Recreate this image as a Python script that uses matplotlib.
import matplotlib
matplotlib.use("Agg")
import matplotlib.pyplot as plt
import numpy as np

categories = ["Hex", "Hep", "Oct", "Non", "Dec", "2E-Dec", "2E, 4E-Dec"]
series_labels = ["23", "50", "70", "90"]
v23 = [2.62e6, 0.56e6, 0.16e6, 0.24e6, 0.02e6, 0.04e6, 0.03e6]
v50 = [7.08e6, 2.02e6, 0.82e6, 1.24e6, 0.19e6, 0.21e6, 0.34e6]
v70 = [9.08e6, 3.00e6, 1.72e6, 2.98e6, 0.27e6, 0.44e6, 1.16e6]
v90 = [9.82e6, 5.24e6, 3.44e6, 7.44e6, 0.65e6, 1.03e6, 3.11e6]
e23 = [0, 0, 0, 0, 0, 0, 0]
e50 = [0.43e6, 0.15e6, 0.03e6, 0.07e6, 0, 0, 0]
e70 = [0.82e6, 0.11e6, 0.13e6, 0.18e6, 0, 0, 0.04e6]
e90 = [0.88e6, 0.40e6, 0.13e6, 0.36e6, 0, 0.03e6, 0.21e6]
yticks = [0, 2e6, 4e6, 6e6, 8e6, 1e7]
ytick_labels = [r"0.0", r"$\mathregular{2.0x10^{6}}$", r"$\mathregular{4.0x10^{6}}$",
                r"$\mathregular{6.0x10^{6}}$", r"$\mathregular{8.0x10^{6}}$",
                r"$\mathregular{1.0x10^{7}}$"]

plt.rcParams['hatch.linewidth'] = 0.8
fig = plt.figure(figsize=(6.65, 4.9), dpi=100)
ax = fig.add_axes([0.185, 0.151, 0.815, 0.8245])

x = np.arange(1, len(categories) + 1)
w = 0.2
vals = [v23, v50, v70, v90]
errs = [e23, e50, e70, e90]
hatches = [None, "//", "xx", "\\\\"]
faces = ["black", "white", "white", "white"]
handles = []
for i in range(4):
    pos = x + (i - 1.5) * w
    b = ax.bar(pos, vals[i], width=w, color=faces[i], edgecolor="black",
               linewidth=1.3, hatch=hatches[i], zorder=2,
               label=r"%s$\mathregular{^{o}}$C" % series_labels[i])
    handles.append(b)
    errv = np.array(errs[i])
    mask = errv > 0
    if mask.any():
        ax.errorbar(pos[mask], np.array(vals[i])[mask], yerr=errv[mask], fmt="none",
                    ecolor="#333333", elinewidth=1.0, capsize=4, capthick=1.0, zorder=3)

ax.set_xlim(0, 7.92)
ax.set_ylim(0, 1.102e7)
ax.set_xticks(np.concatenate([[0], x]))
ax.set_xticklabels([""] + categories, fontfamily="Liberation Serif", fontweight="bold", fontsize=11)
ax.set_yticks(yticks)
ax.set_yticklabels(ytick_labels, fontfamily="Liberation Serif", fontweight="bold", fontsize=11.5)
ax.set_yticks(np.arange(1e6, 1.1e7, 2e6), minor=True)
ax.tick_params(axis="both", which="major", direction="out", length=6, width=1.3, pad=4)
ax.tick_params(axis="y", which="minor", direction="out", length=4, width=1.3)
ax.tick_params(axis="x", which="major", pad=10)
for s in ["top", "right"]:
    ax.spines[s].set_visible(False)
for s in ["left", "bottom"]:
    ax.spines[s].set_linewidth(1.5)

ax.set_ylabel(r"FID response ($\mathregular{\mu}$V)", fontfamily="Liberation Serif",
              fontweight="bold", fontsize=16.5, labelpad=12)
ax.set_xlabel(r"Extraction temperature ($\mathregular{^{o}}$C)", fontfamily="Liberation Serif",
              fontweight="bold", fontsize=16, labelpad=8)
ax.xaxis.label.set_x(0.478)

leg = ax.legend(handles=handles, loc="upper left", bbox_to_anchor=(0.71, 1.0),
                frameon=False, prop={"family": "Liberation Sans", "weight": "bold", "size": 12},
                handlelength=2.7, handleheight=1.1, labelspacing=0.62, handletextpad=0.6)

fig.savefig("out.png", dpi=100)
* * *
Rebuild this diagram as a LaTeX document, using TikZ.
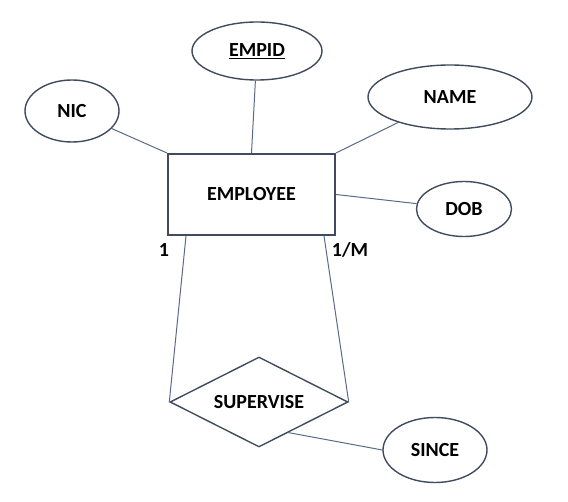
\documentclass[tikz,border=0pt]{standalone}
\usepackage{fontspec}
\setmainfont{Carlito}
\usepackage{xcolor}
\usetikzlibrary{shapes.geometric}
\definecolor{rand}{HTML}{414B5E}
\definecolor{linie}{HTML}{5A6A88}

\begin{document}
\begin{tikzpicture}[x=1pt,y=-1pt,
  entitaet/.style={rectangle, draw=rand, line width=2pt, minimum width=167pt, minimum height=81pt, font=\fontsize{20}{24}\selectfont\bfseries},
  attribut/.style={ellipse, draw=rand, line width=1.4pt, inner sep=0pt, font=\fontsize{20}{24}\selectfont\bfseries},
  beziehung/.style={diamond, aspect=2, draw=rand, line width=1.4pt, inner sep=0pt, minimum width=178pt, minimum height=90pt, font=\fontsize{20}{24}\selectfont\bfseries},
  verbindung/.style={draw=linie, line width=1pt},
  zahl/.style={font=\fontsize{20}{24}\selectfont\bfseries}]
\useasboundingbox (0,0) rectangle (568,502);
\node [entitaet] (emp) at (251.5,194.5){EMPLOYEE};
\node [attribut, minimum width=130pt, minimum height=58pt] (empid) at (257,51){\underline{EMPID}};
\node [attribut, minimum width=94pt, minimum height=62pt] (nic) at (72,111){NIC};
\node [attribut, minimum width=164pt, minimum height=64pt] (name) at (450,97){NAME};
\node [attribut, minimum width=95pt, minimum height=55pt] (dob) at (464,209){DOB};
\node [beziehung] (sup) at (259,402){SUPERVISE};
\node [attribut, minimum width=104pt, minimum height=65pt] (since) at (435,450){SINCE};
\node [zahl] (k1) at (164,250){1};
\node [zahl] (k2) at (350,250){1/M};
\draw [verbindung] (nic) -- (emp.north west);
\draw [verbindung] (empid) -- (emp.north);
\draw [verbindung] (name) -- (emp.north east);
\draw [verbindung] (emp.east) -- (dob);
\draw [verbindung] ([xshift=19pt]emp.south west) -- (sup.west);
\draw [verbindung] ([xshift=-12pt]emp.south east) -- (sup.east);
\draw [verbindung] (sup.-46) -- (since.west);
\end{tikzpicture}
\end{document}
---
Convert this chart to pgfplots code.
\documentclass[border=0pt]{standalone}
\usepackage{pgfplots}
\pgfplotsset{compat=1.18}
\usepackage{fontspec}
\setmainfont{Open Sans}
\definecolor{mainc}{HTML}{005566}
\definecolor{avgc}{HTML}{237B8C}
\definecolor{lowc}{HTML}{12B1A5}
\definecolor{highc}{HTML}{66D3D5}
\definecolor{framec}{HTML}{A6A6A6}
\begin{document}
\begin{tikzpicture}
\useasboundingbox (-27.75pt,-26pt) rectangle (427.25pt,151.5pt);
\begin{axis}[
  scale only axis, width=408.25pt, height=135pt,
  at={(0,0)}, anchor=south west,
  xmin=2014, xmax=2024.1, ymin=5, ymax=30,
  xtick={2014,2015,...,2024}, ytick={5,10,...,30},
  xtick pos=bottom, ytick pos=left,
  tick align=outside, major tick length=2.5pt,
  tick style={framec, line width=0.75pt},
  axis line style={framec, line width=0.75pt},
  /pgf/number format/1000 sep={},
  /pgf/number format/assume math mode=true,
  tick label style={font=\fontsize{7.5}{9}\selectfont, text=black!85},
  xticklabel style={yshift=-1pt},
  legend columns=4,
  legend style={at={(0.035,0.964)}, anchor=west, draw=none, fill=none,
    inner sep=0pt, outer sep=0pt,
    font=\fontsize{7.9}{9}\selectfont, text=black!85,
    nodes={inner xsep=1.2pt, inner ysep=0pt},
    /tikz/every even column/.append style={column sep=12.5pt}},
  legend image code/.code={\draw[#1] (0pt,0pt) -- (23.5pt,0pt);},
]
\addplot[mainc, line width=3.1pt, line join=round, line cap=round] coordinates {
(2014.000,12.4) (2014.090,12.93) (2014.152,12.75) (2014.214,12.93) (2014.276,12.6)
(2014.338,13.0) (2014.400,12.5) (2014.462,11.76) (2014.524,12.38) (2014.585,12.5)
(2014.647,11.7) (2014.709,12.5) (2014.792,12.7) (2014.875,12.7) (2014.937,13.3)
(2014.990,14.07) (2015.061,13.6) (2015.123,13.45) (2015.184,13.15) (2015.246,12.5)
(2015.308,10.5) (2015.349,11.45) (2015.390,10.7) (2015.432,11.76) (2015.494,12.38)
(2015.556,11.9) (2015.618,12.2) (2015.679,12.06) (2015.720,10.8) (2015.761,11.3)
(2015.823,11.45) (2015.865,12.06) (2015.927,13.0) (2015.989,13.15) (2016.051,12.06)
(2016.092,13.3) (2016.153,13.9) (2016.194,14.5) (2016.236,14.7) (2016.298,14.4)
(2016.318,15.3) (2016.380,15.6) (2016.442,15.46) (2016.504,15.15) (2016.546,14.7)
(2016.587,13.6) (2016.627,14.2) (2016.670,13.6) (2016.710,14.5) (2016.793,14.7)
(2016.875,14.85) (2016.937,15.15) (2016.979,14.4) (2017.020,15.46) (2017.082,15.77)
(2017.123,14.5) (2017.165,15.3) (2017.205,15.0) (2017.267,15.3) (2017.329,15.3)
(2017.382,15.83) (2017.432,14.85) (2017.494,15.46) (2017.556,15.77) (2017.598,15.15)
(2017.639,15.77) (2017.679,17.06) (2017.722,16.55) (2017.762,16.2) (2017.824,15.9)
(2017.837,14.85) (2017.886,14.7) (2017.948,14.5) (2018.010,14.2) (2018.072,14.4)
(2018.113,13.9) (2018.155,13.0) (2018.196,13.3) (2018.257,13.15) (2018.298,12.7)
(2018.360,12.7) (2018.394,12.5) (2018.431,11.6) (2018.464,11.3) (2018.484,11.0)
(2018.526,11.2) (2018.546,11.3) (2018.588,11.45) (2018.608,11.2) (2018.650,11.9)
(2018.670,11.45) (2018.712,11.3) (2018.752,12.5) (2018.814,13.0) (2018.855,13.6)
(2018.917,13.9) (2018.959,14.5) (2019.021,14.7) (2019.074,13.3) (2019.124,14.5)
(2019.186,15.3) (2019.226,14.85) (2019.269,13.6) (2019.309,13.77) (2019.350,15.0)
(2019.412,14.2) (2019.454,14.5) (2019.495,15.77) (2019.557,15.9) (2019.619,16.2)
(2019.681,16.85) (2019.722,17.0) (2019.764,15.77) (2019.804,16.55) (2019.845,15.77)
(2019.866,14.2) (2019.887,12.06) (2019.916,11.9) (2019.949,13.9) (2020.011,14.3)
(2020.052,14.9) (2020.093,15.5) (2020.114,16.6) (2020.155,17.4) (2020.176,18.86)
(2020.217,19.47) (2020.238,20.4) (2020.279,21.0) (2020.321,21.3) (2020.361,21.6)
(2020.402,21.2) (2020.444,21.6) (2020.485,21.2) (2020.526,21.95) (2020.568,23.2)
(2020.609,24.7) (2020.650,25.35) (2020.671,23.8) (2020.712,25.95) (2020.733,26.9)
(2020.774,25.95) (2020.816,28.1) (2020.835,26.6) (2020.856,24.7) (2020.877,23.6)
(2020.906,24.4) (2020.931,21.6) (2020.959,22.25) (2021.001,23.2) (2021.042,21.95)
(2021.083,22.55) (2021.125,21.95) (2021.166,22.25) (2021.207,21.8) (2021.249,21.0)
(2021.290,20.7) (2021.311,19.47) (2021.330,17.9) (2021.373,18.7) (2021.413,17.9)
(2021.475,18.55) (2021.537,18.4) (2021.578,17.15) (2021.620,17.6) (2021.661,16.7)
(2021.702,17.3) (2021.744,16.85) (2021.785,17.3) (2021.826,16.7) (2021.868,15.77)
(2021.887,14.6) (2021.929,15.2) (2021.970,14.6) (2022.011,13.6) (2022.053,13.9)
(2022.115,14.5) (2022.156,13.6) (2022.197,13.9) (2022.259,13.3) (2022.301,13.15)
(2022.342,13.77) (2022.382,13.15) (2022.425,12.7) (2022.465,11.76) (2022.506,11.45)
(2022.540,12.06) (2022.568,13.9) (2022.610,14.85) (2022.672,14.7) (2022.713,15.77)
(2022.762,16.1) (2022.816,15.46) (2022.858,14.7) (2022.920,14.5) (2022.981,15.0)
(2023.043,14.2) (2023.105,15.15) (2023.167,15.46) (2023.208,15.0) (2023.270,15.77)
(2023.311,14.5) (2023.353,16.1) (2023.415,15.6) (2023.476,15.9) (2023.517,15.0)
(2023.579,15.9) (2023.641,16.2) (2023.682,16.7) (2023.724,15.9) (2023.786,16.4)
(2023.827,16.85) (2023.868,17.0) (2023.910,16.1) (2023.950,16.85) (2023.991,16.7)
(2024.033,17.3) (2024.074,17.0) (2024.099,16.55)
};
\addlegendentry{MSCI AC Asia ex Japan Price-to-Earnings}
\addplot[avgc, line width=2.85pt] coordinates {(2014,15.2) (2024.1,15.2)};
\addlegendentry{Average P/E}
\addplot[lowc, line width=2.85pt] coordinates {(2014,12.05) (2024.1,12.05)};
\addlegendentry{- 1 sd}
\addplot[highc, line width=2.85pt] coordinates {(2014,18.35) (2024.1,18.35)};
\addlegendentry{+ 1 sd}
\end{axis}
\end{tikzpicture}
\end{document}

→ **TASK TO COMPLETE**
Return exactly the lines from the line that has "Recreate this image" to the line that has "import numpy as np", both of them included.

→ **EXPECTED ANSWER**
Recreate this image as a Python script that uses matplotlib.
import matplotlib
matplotlib.use("Agg")
import matplotlib.pyplot as plt
import numpy as np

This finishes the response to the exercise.